• **YOUR TASK**
Gather all lines in the records below that include the word "this".

--------

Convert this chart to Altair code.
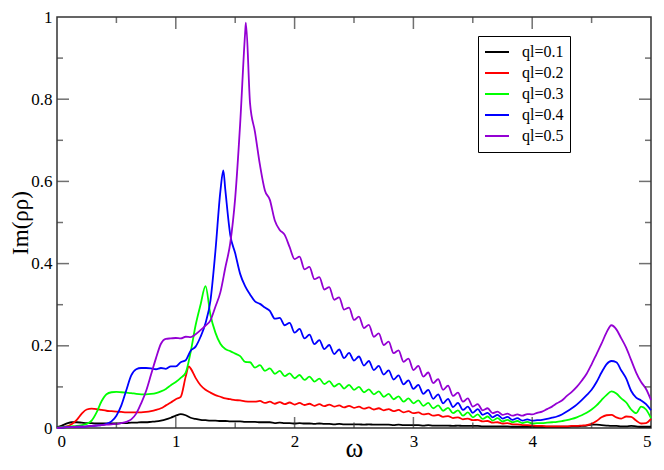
import altair as alt
import pandas as pd

# sample positions (omega) and values
OMEGA = [i / 24 for i in range(121)]
SERIES = ["ql=0.1", "ql=0.2", "ql=0.3", "ql=0.4", "ql=0.5"]
COLORS = ["#000000", "#ff0000", "#00ff00", "#0000ff", "#9400d3"]

BLACK = [.002, .006, .011, .014, .014, .013, .012, .012, .011, .011,
         .011, .011, .011, .012, .012, .013, .013, .014, .014, .015,
         .016, .018, .021, .025, .030, .034, .031, .025, .022, .020,
         .019, .018, .018, .017, .017, .016, .016, .016, .015, .015,
         .015, .014, .014, .014, .012, .013, .012, .012, .011, .012,
         .011, .011, .010, .011, .010, .010, .009, .010, .009, .009,
         .009, .009, .008, .009, .008, .008, .008, .008, .007, .008,
         .007, .007, .007, .007, .006, .007, .006, .006, .006, .006,
         .005, .006, .005, .005, .005, .005, .004, .004, .004, .004,
         .004, .004, .003, .003, .003, .003, .003, .003, .003, .003,
         .003, .003, .003, .003, .004, .004, .005, .006, .008, .008,
         .007, .006, .005, .005, .004, .004, .005, .004, .003, .003,
         .003]

RED = [.001, .002, .004, .010, .020, .035, .045, .047, .046, .044,
       .042, .041, .040, .039, .038, .038, .038, .038, .039, .041,
       .044, .048, .055, .062, .070, .076, .125, .145, .122, .104,
       .093, .086, .080, .076, .072, .070, .068, .067, .065, .064,
       .064, .066, .061, .064, .059, .063, .058, .062, .057, .061,
       .056, .059, .054, .058, .053, .057, .052, .055, .050, .054,
       .049, .052, .047, .050, .045, .048, .043, .046, .041, .044,
       .038, .041, .036, .038, .033, .035, .030, .032, .027, .029,
       .024, .026, .021, .023, .019, .020, .016, .017, .013, .014,
       .011, .012, .009, .009, .007, .007, .006, .005, .005, .004,
       .004, .004, .004, .004, .005, .005, .006, .007, .010, .017,
       .026, .031, .032, .026, .023, .028, .027, .018, .011, .012,
       .022]

GREEN = [.001, .002, .003, .004, .005, .007, .010, .018, .038, .065,
         .082, .087, .088, .087, .086, .085, .083, .082, .082, .083,
         .085, .089, .095, .104, .112, .122, .135, .185, .250, .300,
         .345, .275, .232, .205, .192, .187, .181, .175, .161, .160,
         .147, .153, .139, .145, .132, .139, .126, .133, .121, .129,
         .117, .125, .113, .120, .107, .114, .101, .108, .096, .105,
         .093, .100, .087, .094, .082, .089, .076, .083, .070, .077,
         .064, .072, .060, .067, .054, .061, .048, .055, .042, .049,
         .036, .043, .030, .038, .026, .033, .022, .028, .018, .024,
         .016, .020, .014, .017, .012, .015, .011, .012, .012, .013,
         .014, .015, .017, .019, .022, .026, .031, .037, .045, .055,
         .068, .080, .089, .084, .072, .062, .045, .036, .052, .045,
         .024]

BLUE = [.001, .001, .002, .002, .003, .003, .004, .005, .006, .007,
        .010, .016, .030, .055, .092, .128, .143, .146, .146, .145,
        .143, .146, .144, .150, .150, .160, .165, .188, .198, .222,
        .255, .310, .430, .575, .580, .470, .425, .375, .345, .325,
        .308, .302, .293, .285, .266, .268, .250, .256, .232, .241,
        .218, .227, .204, .214, .192, .202, .180, .191, .170, .183,
        .164, .174, .152, .163, .141, .151, .130, .140, .118, .128,
        .106, .116, .095, .105, .083, .093, .071, .082, .060, .071,
        .051, .061, .044, .052, .037, .046, .032, .037, .026, .032,
        .023, .027, .020, .024, .018, .021, .018, .019, .020, .022,
        .025, .028, .033, .040, .048, .057, .068, .080, .093, .112,
        .135, .155, .163, .160, .140, .120, .090, .074, .067, .058,
        .043]

PURPLE = [.000, .001, .002, .002, .003, .003, .004, .005, .006, .007,
          .008, .009, .010, .012, .015, .021, .035, .060, .090, .130,
          .170, .205, .217, .218, .219, .218, .222, .221, .228, .238,
          .249, .262, .295, .330, .390, .450, .560, .740, .960, .790,
          .720, .640, .578, .555, .505, .482, .470, .440, .411, .417,
          .386, .392, .362, .367, .337, .343, .312, .318, .288, .293,
          .263, .271, .243, .251, .222, .230, .202, .210, .182, .189,
          .161, .169, .141, .151, .125, .135, .109, .119, .093, .103,
          .078, .086, .064, .072, .052, .058, .043, .048, .036, .040,
          .032, .035, .030, .033, .030, .034, .033, .037, .040, .046,
          .052, .060, .067, .078, .088, .100, .115, .132, .155, .180,
          .205, .232, .250, .240, .218, .195, .165, .135, .112, .095,
          .068]

# sharp peak maxima that fall between sample positions
PEAK_OMEGA = {"ql=0.2": [1.11], "ql=0.4": [1.40], "ql=0.5": [1.59]}
PEAK_VALUE = {"ql=0.2": [0.150], "ql=0.4": [0.627], "ql=0.5": [0.986]}

X_TICKS = [0, 1, 2, 3, 4, 5]
Y_TICKS = [0, 0.2, 0.4, 0.6, 0.8, 1]
X_MAJOR = [1, 2, 3, 4]
X_MINOR = [0.5, 1.5, 2.5, 3.5, 4.5]
Y_MAJOR = [0.2, 0.4, 0.6, 0.8]
Y_MINOR = [0.1, 0.3, 0.5, 0.7, 0.9]

rows = []
for name, vals in zip(SERIES, [BLACK, RED, GREEN, BLUE, PURPLE]):
    pts = list(zip(OMEGA, vals)) + list(zip(PEAK_OMEGA.get(name, []), PEAK_VALUE.get(name, [])))
    pts.sort()
    for w, v in pts:
        rows.append({"omega": w, "value": v, "series": name})
df = pd.DataFrame(rows)

W, H = 594, 411
FONT = "Liberation Serif, Times New Roman, serif"
TICK_COLOR = "#333333"
X_TITLE = "ω"
Y_TITLE = "Im(ρρ)"

xscale = alt.Scale(domain=[0, 5], nice=False, zero=False)
yscale = alt.Scale(domain=[0, 1], nice=False)

X_AXIS = alt.Axis(values=X_TICKS, format="d", ticks=False, domain=False, grid=False,
                  labelFont=FONT, labelFontSize=17, labelPadding=5, labelColor="black",
                  titleFont=FONT, titleFontSize=27, titleFontWeight="normal", titleColor="black",
                  titleX=W / 2, titleY=34, titleBaseline="bottom", titleAlign="center")
Y_AXIS = alt.Axis(values=Y_TICKS, format="~g", ticks=False, domain=False, grid=False,
                  labelFont=FONT, labelFontSize=17, labelPadding=5, labelColor="black",
                  titleFont=FONT, titleFontSize=23, titleFontWeight="normal", titleColor="black",
                  titleX=-37, titleY=H / 2, titleBaseline="middle", titleAlign="center")

lines = alt.Chart(df).mark_line(strokeWidth=1.8, interpolate="monotone").encode(
    x=alt.X("omega:Q", scale=xscale, title=X_TITLE, axis=X_AXIS),
    y=alt.Y("value:Q", scale=yscale, title=Y_TITLE, axis=Y_AXIS),
    color=alt.Color("series:N", scale=alt.Scale(domain=SERIES, range=COLORS),
                    legend=alt.Legend(title=None, orient="none", legendX=421, legendY=19,
                                      symbolType="stroke", symbolSize=576, symbolStrokeWidth=2,
                                      labelFont=FONT, labelFontSize=16, labelColor="black", labelOffset=12,
                                      padding=6, strokeColor="black", fillColor="white",
                                      rowPadding=1, clipHeight=20)),
)


def xticks(vals, length, top):
    return alt.Chart(pd.DataFrame({"t": vals})).mark_tick(
        size=length, thickness=1.5, color=TICK_COLOR, orient="vertical"
    ).encode(
        x=alt.X("t:Q", scale=xscale, title=X_TITLE, axis=X_AXIS),
        y=alt.value(length / 2 if top else H - length / 2),
    )


def yticks(vals, length, right):
    return alt.Chart(pd.DataFrame({"t": vals})).mark_tick(
        size=length, thickness=1.5, color=TICK_COLOR, orient="horizontal"
    ).encode(
        y=alt.Y("t:Q", scale=yscale, title=Y_TITLE, axis=Y_AXIS),
        x=alt.value(W - length / 2 if right else length / 2),
    )


ticks = [
    xticks(X_MAJOR, 11, False), xticks(X_MINOR, 5.5, False),
    xticks(X_MAJOR, 12, True), xticks(X_MINOR, 6, True),
    yticks(Y_MAJOR, 12, False), yticks(Y_MINOR, 6, False),
    yticks(Y_MAJOR, 12, True), yticks(Y_MINOR, 6, True),
]

chart = alt.layer(lines, *ticks).properties(
    width=W, height=H,
    padding={"left": 49, "top": 9, "right": 5, "bottom": 34},
    autosize="none",
    background="white",
).configure_view(
    stroke="#333333", strokeWidth=1.5
).configure_legend(
    labelFont=FONT
)

chart.save("out.html", embed_options={"renderer": "svg", "actions": False})
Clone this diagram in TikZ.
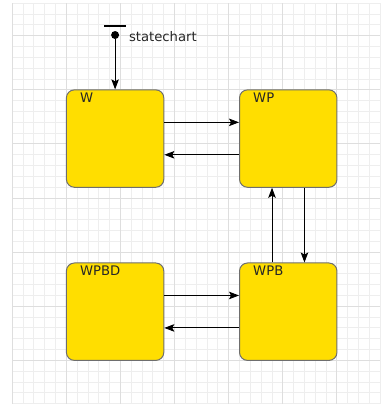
\documentclass[tikz,border=0pt]{standalone}
\usepackage{fontspec}
\setmainfont{DejaVu Sans}
\usetikzlibrary{arrows.meta}

\definecolor{stateyellow}{HTML}{FFDE00}
\definecolor{stateedge}{HTML}{6E6E6E}
\definecolor{gridminor}{HTML}{EEEEEE}
\definecolor{gridmajor}{HTML}{DEDEDE}

\tikzset{
  state/.style={draw=stateedge, fill=stateyellow, line width=1pt, rounded corners=8pt,
    minimum width=97.4pt, minimum height=97.4pt, inner sep=0pt},
  statename/.style={anchor=base west, xshift=14pt, yshift=-13.5pt, inner sep=0pt,
    text=black!85, font=\fontsize{13.2}{15}\selectfont},
  trans/.style={line width=0.9pt, -{Stealth[length=10pt, width=7.5pt, inset=2pt]}},
}

\begin{document}
\begin{tikzpicture}[x=10.82pt, y=-10.82pt]
\useasboundingbox (-1.137,-0.305) rectangle (34.17,37.03);
% grid
\foreach \i in {0,...,34} \draw [gridminor, line width=1pt] (\i,0) -- (\i,37);
\foreach \j in {0,...,37} \draw [gridminor, line width=1pt] (0,\j) -- (34,\j);
\foreach \i in {0,5,...,30} \draw [gridmajor, line width=1pt] (\i,0) -- (\i,37);
\foreach \j in {3,8,...,33} \draw [gridmajor, line width=1pt] (0,\j) -- (34,\j);
% states
\node (W) at (9.5,12.5) [state, label={[statename]north west:W}] {};
\node (WP) at (25.5,12.5) [state, label={[statename]north west:WP}] {};
\node (WPBD) at (9.5,28.5) [state, label={[statename]north west:WPBD}] {};
\node (WPB) at (25.5,28.5) [state, label={[statename]north west:WPB}] {};
% initial
\node (initbar) at (9.5,2.1) [fill=black, minimum width=21.7pt, minimum height=2pt, inner sep=0pt] {};
\node (init) at (9.5,2.93) [circle, fill=black, minimum size=8pt, inner sep=0pt] {};
\node (chart) at (init.east) [anchor=base west, xshift=9.5pt, yshift=-6.7pt, inner sep=0pt,
  text=black!85, font=\fontsize{13.2}{15}\selectfont] {statechart};
\draw [trans] (init) -- (W);
% transitions
\draw [trans] ([yshift=16.23pt]W.east) -- ([yshift=16.23pt]WP.west);
\draw [trans] ([yshift=-16.23pt]WP.west) -- ([yshift=-16.23pt]W.east);
\draw [trans] ([xshift=-16.23pt]WPB.north) -- ([xshift=-16.23pt]WP.south);
\draw [trans] ([xshift=16.23pt]WP.south) -- ([xshift=16.23pt]WPB.north);
\draw [trans] ([yshift=16.23pt]WPBD.east) -- ([yshift=16.23pt]WPB.west);
\draw [trans] ([yshift=-16.23pt]WPB.west) -- ([yshift=-16.23pt]WPBD.east);
\end{tikzpicture}
\end{document}
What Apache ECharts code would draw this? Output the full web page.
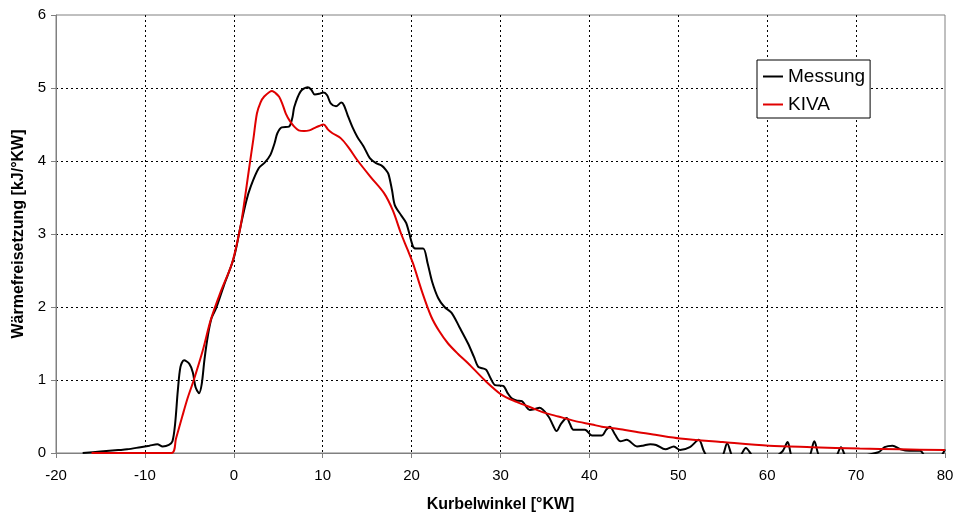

--------

• **EXERCISE ANSWER**
Convert this chart to Altair code.
Clone this diagram in TikZ.
What Apache ECharts code would draw this? Output the full web page.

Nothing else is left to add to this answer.